--- Work to be completed ---
Below are the records; give again exactly the lines from the one containing "What seaborn and" through the one containing "0.262, 0.381, 0.381]", leaving out pictures.

--- Dataset records ---
[Begin]
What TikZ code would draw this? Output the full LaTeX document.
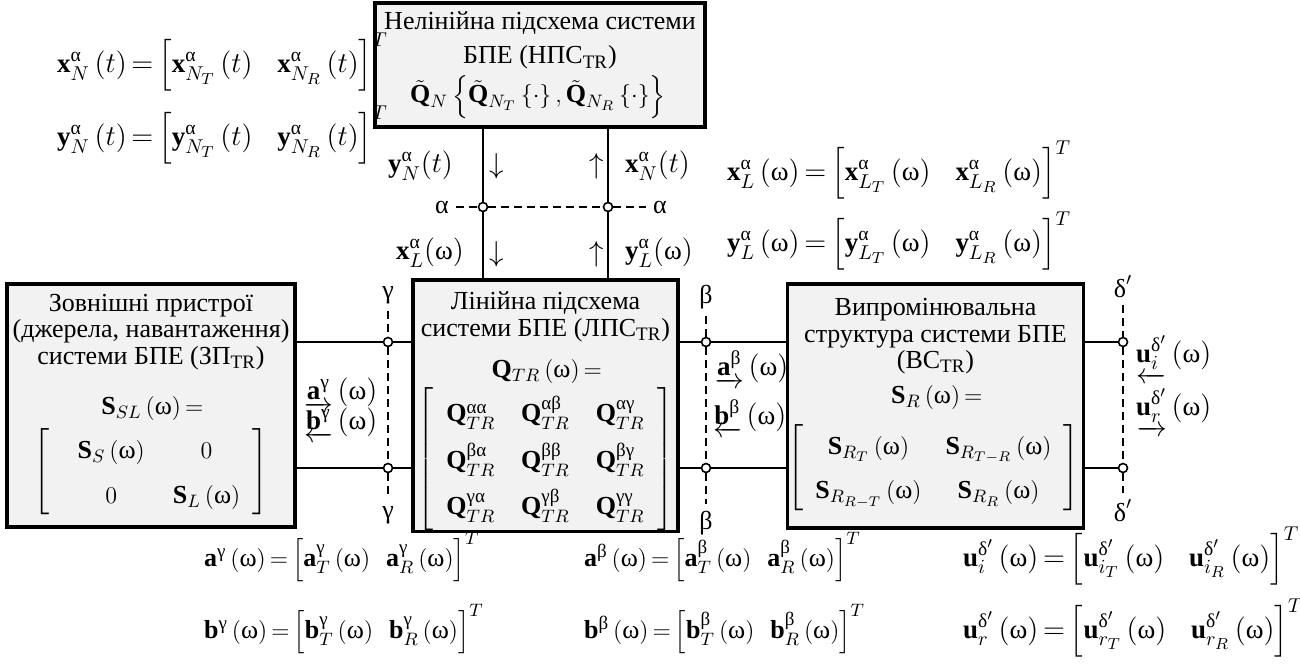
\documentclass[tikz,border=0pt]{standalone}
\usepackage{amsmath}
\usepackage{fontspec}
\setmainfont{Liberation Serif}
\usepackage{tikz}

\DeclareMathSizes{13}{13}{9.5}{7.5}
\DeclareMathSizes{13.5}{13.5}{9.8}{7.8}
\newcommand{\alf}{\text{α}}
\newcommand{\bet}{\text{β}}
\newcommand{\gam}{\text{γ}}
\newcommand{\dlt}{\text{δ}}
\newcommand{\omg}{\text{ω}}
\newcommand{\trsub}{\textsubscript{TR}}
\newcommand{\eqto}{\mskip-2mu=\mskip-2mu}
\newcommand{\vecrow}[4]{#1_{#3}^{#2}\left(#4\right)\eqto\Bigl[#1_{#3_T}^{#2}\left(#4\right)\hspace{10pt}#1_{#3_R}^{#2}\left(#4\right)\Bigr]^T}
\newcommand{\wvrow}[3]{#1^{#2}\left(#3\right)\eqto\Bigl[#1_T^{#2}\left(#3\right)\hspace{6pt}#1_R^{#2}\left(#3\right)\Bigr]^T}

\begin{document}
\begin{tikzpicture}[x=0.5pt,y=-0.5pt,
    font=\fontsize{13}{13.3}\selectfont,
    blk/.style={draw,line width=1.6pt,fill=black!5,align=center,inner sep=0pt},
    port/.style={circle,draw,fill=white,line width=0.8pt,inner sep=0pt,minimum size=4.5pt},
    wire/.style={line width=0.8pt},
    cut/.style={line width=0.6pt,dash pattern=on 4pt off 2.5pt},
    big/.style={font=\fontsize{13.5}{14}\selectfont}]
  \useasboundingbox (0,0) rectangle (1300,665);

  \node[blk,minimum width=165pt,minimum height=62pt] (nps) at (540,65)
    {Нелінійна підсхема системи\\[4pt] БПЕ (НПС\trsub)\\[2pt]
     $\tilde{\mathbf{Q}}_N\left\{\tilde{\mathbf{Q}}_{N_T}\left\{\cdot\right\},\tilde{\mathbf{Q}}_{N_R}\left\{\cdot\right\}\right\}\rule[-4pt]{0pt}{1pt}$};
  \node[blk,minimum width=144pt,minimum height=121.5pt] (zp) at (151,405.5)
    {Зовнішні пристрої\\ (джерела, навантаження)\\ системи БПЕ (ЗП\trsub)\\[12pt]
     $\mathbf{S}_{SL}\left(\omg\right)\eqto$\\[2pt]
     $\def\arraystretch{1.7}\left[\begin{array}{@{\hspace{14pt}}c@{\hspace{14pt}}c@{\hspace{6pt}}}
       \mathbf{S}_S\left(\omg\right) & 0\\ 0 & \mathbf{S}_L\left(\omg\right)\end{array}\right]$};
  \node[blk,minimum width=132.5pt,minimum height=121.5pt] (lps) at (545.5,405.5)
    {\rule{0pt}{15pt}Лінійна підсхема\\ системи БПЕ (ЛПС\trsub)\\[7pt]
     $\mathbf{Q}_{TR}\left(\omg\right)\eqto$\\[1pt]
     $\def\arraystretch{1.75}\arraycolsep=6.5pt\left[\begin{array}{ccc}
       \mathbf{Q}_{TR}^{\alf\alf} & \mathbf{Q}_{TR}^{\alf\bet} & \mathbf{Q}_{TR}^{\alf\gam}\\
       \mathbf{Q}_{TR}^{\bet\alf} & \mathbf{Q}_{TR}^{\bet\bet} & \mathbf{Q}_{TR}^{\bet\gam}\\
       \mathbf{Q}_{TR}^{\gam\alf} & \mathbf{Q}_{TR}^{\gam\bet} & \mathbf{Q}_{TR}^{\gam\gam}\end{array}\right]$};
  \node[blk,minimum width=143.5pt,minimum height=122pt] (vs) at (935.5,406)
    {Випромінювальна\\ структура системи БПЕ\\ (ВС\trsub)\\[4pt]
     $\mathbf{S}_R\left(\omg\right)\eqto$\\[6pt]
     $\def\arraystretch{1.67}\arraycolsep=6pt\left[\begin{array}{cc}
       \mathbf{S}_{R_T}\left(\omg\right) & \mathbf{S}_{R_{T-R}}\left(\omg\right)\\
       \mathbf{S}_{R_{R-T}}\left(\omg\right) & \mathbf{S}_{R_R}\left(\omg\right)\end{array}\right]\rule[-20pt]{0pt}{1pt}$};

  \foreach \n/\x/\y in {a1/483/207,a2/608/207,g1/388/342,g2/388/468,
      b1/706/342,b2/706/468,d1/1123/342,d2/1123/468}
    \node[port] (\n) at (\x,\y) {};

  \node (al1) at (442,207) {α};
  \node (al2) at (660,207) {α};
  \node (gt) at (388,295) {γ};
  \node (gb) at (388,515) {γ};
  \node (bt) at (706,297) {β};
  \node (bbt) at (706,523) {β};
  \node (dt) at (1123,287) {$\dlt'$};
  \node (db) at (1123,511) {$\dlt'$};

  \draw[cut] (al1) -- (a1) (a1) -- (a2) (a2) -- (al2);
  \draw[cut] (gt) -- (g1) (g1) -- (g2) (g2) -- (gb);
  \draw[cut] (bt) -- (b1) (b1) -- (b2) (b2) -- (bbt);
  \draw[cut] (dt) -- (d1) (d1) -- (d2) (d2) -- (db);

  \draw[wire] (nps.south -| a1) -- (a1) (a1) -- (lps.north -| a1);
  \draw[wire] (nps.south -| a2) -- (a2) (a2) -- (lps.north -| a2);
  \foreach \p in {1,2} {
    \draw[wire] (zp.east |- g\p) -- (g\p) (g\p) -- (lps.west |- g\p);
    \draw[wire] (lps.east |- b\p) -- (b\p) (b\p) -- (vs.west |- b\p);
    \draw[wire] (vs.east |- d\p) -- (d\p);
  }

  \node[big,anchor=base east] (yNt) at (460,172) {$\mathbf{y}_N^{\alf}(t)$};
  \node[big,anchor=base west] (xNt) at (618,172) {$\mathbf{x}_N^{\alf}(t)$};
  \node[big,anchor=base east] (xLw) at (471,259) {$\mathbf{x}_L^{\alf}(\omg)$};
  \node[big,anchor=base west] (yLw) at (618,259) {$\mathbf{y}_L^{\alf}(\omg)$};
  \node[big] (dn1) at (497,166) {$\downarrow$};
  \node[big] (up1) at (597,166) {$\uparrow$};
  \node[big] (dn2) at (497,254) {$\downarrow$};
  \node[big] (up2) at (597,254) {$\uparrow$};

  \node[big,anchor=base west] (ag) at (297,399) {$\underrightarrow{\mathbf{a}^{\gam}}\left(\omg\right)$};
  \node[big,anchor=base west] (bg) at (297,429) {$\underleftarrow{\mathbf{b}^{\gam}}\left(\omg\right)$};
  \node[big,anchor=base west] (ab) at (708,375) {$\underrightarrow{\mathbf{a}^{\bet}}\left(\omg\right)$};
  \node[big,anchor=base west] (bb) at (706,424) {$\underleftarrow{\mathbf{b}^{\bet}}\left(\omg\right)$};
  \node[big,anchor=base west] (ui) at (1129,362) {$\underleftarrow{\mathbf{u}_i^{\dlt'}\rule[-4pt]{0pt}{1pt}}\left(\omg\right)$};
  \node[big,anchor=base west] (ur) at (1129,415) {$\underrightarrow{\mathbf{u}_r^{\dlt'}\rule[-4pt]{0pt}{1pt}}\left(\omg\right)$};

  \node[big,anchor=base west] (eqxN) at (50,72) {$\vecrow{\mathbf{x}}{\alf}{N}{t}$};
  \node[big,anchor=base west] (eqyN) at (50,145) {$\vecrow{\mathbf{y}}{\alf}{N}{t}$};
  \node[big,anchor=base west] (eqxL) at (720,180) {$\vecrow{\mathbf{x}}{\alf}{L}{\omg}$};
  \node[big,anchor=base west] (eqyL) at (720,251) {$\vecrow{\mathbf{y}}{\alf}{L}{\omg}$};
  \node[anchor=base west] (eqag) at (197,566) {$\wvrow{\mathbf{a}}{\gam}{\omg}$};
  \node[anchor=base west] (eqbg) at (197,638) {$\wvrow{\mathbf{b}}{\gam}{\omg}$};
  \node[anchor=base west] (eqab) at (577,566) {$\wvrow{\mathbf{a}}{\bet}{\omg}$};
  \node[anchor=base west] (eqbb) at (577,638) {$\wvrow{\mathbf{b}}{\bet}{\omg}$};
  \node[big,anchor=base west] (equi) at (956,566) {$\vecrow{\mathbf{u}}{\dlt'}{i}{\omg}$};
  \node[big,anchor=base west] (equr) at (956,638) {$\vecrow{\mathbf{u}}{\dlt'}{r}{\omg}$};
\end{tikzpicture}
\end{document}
[End]
[Begin]
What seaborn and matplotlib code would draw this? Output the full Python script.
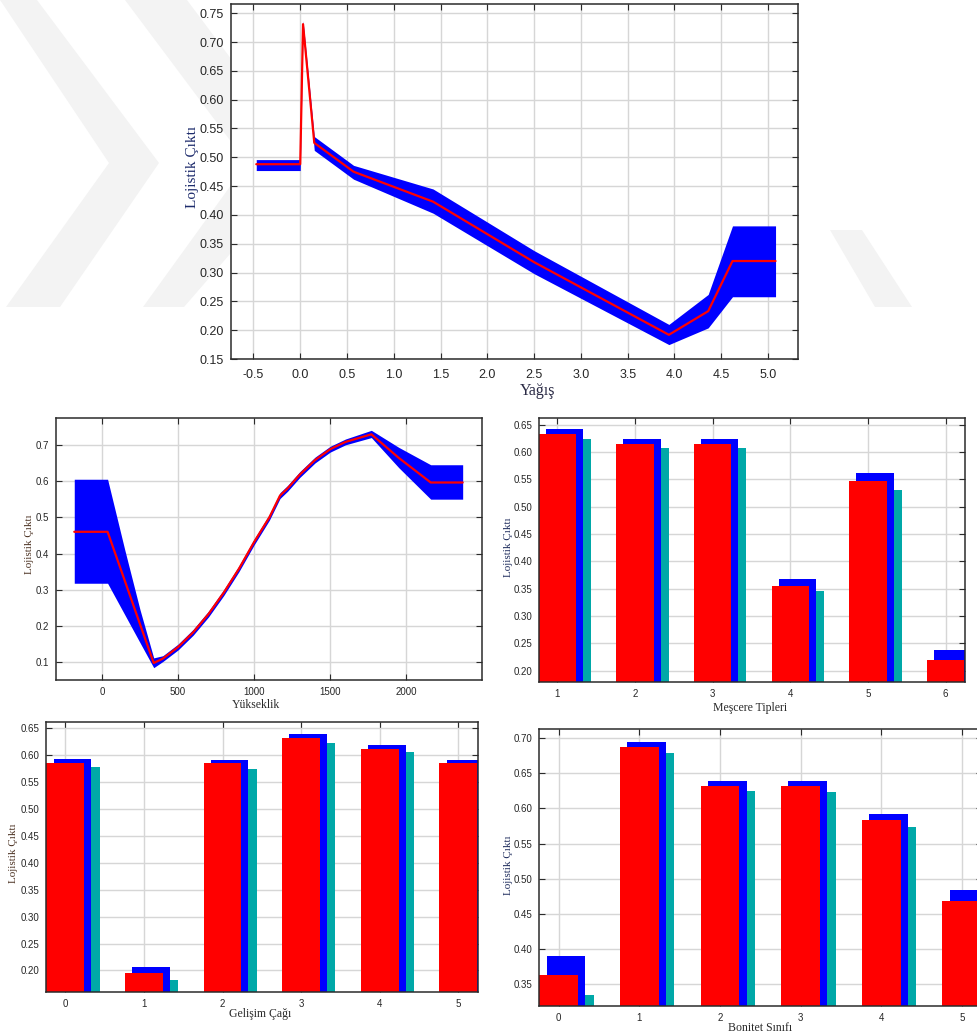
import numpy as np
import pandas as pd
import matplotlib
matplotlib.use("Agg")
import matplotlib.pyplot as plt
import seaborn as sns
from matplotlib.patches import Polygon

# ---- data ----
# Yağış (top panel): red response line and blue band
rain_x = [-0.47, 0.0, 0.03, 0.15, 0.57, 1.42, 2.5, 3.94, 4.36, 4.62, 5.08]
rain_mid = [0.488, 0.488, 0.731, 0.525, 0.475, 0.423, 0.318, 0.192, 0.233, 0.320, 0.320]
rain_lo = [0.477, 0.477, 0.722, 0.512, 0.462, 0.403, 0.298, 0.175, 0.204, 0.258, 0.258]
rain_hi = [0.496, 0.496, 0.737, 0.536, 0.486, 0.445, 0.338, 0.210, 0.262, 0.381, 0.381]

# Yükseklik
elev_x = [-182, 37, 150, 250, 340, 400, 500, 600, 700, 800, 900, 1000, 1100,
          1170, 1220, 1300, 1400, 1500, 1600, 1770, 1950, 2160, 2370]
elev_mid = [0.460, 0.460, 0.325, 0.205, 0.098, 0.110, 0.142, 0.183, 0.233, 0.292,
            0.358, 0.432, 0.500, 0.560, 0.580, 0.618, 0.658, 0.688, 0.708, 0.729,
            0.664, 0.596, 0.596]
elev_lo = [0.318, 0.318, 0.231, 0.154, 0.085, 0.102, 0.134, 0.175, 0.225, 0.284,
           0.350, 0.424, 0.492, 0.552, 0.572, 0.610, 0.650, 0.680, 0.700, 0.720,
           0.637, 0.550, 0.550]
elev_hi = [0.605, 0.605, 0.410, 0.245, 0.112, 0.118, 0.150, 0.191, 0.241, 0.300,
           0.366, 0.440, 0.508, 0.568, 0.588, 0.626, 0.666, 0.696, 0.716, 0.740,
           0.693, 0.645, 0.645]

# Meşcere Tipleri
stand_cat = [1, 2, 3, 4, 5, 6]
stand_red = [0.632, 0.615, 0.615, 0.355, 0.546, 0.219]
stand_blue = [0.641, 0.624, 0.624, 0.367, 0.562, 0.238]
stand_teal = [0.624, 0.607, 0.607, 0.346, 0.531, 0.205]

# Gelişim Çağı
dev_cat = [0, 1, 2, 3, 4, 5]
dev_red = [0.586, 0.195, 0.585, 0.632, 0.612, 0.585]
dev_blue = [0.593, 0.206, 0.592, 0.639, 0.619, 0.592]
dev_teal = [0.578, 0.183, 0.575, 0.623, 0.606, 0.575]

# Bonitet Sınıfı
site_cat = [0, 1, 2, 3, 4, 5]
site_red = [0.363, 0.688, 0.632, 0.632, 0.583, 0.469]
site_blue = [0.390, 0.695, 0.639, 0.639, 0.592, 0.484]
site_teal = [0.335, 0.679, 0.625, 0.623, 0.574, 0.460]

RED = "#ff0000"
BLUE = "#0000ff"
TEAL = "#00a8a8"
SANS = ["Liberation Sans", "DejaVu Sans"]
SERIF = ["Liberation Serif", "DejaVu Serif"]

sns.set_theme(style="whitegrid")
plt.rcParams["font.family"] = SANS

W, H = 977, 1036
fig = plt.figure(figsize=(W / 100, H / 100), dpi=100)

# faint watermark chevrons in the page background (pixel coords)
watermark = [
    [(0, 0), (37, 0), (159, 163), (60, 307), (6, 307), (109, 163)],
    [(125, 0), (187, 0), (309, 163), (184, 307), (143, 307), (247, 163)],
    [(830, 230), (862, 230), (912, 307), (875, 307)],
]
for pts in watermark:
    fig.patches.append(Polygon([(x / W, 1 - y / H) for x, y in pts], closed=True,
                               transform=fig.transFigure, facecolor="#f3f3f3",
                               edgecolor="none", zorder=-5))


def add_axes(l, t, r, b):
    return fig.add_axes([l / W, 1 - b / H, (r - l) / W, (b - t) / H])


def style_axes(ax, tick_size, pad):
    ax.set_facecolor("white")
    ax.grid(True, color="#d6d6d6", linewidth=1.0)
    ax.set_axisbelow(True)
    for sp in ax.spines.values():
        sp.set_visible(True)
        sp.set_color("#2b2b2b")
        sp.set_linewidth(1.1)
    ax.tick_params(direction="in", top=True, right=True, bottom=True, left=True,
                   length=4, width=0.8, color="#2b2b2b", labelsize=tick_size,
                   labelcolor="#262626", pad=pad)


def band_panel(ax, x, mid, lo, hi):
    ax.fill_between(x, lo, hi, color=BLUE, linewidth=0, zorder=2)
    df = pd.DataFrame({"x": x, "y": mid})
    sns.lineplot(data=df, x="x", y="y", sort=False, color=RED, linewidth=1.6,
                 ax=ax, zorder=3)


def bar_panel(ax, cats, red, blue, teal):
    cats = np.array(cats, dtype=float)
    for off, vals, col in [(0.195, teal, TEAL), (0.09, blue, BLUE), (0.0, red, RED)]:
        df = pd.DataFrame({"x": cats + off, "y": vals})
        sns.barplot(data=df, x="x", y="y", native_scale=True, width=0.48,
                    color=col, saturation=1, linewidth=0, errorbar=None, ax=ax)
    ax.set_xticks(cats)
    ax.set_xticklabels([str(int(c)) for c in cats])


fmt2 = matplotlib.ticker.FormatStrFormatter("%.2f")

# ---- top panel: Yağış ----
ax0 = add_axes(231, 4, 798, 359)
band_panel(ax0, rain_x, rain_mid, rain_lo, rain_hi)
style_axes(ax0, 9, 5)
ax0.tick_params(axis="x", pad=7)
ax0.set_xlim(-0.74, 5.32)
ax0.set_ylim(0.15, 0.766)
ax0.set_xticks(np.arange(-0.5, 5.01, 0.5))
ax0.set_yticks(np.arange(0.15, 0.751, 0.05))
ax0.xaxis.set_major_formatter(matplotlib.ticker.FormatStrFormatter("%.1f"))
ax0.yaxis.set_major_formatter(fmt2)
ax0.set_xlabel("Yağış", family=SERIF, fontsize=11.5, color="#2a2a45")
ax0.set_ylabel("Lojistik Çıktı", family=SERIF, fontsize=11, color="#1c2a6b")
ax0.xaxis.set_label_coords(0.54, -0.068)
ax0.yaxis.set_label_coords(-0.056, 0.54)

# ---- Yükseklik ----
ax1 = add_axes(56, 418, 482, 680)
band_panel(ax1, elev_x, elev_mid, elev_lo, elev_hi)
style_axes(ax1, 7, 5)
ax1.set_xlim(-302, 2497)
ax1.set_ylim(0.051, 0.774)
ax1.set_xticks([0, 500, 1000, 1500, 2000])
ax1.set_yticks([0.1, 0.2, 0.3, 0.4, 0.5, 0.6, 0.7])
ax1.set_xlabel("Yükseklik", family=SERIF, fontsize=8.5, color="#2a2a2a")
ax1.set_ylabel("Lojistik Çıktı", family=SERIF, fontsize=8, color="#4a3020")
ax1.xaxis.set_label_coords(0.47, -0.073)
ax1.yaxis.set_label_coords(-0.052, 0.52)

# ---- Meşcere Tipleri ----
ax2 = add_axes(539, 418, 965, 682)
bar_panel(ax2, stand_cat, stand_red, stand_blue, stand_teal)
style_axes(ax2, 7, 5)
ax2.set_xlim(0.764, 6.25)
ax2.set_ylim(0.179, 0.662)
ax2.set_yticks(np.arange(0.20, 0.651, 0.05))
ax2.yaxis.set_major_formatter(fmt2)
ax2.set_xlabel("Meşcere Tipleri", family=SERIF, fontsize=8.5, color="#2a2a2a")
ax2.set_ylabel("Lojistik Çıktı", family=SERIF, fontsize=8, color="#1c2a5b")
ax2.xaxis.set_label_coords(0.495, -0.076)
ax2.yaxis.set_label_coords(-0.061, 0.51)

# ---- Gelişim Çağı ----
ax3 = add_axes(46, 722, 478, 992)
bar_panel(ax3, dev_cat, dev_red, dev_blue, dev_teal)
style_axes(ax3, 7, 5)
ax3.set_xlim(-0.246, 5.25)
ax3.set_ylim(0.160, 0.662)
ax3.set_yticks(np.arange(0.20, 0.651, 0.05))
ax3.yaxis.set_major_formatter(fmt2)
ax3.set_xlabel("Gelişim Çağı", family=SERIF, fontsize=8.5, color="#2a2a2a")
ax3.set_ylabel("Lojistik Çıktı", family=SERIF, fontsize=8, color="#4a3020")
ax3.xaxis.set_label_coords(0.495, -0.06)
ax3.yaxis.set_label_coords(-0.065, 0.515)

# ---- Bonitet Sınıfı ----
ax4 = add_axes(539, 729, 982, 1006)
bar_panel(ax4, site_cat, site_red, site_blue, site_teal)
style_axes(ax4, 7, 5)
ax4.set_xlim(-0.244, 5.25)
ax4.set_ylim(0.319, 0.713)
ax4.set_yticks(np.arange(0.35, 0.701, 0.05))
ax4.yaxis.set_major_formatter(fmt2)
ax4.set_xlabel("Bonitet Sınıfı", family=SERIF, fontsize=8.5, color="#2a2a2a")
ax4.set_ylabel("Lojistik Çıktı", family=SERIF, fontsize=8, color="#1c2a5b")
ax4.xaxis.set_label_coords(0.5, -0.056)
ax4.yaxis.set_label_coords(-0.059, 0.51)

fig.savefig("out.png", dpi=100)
[End]
--- Task response ---
What seaborn and matplotlib code would draw this? Output the full Python script.
import numpy as np
import pandas as pd
import matplotlib
matplotlib.use("Agg")
import matplotlib.pyplot as plt
import seaborn as sns
from matplotlib.patches import Polygon

# ---- data ----
# Yağış (top panel): red response line and blue band
rain_x = [-0.47, 0.0, 0.03, 0.15, 0.57, 1.42, 2.5, 3.94, 4.36, 4.62, 5.08]
rain_mid = [0.488, 0.488, 0.731, 0.525, 0.475, 0.423, 0.318, 0.192, 0.233, 0.320, 0.320]
rain_lo = [0.477, 0.477, 0.722, 0.512, 0.462, 0.403, 0.298, 0.175, 0.204, 0.258, 0.258]
rain_hi = [0.496, 0.496, 0.737, 0.536, 0.486, 0.445, 0.338, 0.210, 0.262, 0.381, 0.381]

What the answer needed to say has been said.